= Frans Detiège =

Belgian politician (1909–1980)

Andreas Frans Theodoor Detiège (Antwerp, 22 December 1909 – 1 November 1980) was a Belgian politician for the social democratic Belgian Socialist Party, a Federal Representative (1947–1974) and Mayor of Antwerp (1976), after he had been Antwerp's Alderman responsible for Social Affairs (1947–1976) in the municipal government of mayor Lode Craeybeckx.

His daughter, Leona Detiège, also served as Antwerp's mayor and as a Federal Senator, while his granddaughter, Maya Detiège, also served as a Federal Representative.

Detiège held a degree Licentiaat Handelswetenschappen (equivalent to a Master of Business Administration) and studied at the Handelshogeschool, a college now integrated in University of Antwerp.

From 1930–1947. Detiège was a journalist at the socialist daily national newspaper Volksgazet.
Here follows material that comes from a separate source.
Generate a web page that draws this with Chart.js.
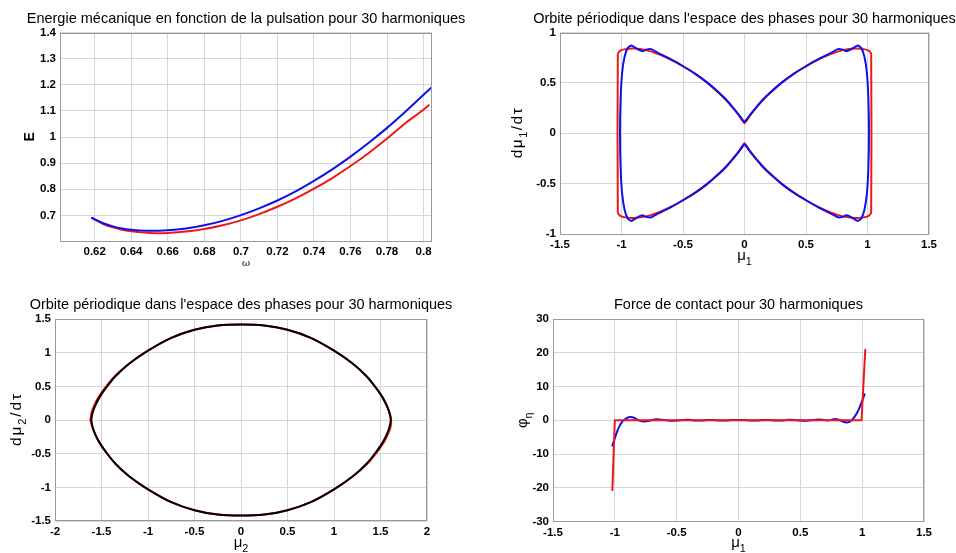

After being an active party member in the socialist movement and in the party, he was elected to Belgian Chamber of Representatives in 1946, and stayed in office until 1974.

While in the Chamber of Representatives, Detiège also became Alderman for Social Affairs (1947–1976), during the nearly 30 years of the mayoralty of Lode Craeybeckx in the city of Antwerp and in that capacity he was one of the most politically influential architects of post-war Antwerp.

From December 1971 to March 1974, he was a member of the Cultural Council for the Dutch-speaking Cultural Community, predecessor of the Flemish Parliament.

When Craeybeckx in 1976, Detiège became mayor, but didn't stand for re-election at the end of the year.

Detiège was responsible for the destruction of nearly 5,000 inhabitable houses (hovels), unfortunately also some historically valuable houses (that were considered beyond restoration). He was promoted large scale social housing projects, sports and recreation facilities, a modern hospital, an open air museum for modern art and a new Municipal Slaughterhouse. Detiège modernised the public waste collection service and started a network of medical baby dispensaries, nurseries and pre-infant schools.